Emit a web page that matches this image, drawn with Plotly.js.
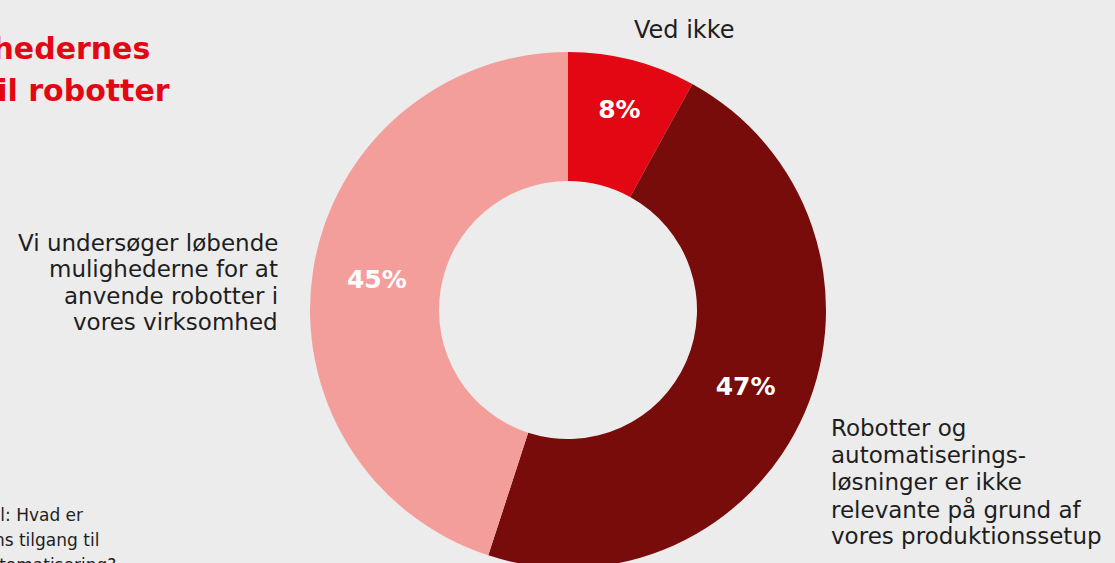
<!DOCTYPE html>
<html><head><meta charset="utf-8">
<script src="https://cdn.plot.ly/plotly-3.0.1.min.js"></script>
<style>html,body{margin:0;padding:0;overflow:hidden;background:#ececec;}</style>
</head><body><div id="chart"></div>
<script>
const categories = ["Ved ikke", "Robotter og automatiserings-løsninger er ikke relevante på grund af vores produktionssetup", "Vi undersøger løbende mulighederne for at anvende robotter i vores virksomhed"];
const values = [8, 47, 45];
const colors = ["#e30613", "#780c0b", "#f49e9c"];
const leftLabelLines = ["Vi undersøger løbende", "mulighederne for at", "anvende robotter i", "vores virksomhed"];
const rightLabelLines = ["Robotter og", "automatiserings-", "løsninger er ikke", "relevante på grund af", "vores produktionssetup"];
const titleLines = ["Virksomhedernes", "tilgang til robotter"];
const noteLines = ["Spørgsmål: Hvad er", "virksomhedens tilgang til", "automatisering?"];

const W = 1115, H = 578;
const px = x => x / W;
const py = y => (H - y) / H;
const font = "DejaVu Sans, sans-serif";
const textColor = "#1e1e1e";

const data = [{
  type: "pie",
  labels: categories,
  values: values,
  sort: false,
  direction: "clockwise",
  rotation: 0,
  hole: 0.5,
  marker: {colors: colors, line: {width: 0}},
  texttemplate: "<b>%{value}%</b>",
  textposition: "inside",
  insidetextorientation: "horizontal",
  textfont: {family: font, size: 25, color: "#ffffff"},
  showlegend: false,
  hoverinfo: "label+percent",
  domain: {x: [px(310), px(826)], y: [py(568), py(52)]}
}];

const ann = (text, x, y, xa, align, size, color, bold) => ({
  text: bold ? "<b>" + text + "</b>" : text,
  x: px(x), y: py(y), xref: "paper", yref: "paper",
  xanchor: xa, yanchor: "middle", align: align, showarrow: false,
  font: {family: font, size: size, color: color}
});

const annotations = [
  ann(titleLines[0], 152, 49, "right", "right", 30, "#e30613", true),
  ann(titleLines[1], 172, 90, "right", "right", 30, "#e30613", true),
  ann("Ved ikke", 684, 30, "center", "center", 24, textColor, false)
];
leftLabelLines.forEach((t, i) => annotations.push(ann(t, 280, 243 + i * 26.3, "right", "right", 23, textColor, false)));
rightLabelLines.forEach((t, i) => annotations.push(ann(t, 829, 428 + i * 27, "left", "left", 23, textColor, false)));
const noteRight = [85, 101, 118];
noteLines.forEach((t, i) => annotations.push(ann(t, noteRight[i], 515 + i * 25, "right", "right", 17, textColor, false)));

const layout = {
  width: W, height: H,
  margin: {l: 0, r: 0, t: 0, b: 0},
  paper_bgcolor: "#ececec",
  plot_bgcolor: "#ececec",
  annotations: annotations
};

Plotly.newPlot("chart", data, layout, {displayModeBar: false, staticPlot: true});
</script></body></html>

* * *

Give every line above again exactly, with no pictures.

Emit a web page that matches this image, drawn with Plotly.js.
<!DOCTYPE html>
<html><head><meta charset="utf-8">
<script src="https://cdn.plot.ly/plotly-3.0.1.min.js"></script>
<style>html,body{margin:0;padding:0;overflow:hidden;background:#ececec;}</style>
</head><body><div id="chart"></div>
<script>
const categories = ["Ved ikke", "Robotter og automatiserings-løsninger er ikke relevante på grund af vores produktionssetup", "Vi undersøger løbende mulighederne for at anvende robotter i vores virksomhed"];
const values = [8, 47, 45];
const colors = ["#e30613", "#780c0b", "#f49e9c"];
const leftLabelLines = ["Vi undersøger løbende", "mulighederne for at", "anvende robotter i", "vores virksomhed"];
const rightLabelLines = ["Robotter og", "automatiserings-", "løsninger er ikke", "relevante på grund af", "vores produktionssetup"];
const titleLines = ["Virksomhedernes", "tilgang til robotter"];
const noteLines = ["Spørgsmål: Hvad er", "virksomhedens tilgang til", "automatisering?"];

const W = 1115, H = 578;
const px = x => x / W;
const py = y => (H - y) / H;
const font = "DejaVu Sans, sans-serif";
const textColor = "#1e1e1e";

const data = [{
  type: "pie",
  labels: categories,
  values: values,
  sort: false,
  direction: "clockwise",
  rotation: 0,
  hole: 0.5,
  marker: {colors: colors, line: {width: 0}},
  texttemplate: "<b>%{value}%</b>",
  textposition: "inside",
  insidetextorientation: "horizontal",
  textfont: {family: font, size: 25, color: "#ffffff"},
  showlegend: false,
  hoverinfo: "label+percent",
  domain: {x: [px(310), px(826)], y: [py(568), py(52)]}
}];

const ann = (text, x, y, xa, align, size, color, bold) => ({
  text: bold ? "<b>" + text + "</b>" : text,
  x: px(x), y: py(y), xref: "paper", yref: "paper",
  xanchor: xa, yanchor: "middle", align: align, showarrow: false,
  font: {family: font, size: size, color: color}
});

const annotations = [
  ann(titleLines[0], 152, 49, "right", "right", 30, "#e30613", true),
  ann(titleLines[1], 172, 90, "right", "right", 30, "#e30613", true),
  ann("Ved ikke", 684, 30, "center", "center", 24, textColor, false)
];
leftLabelLines.forEach((t, i) => annotations.push(ann(t, 280, 243 + i * 26.3, "right", "right", 23, textColor, false)));
rightLabelLines.forEach((t, i) => annotations.push(ann(t, 829, 428 + i * 27, "left", "left", 23, textColor, false)));
const noteRight = [85, 101, 118];
noteLines.forEach((t, i) => annotations.push(ann(t, noteRight[i], 515 + i * 25, "right", "right", 17, textColor, false)));

const layout = {
  width: W, height: H,
  margin: {l: 0, r: 0, t: 0, b: 0},
  paper_bgcolor: "#ececec",
  plot_bgcolor: "#ececec",
  annotations: annotations
};

Plotly.newPlot("chart", data, layout, {displayModeBar: false, staticPlot: true});
</script></body></html>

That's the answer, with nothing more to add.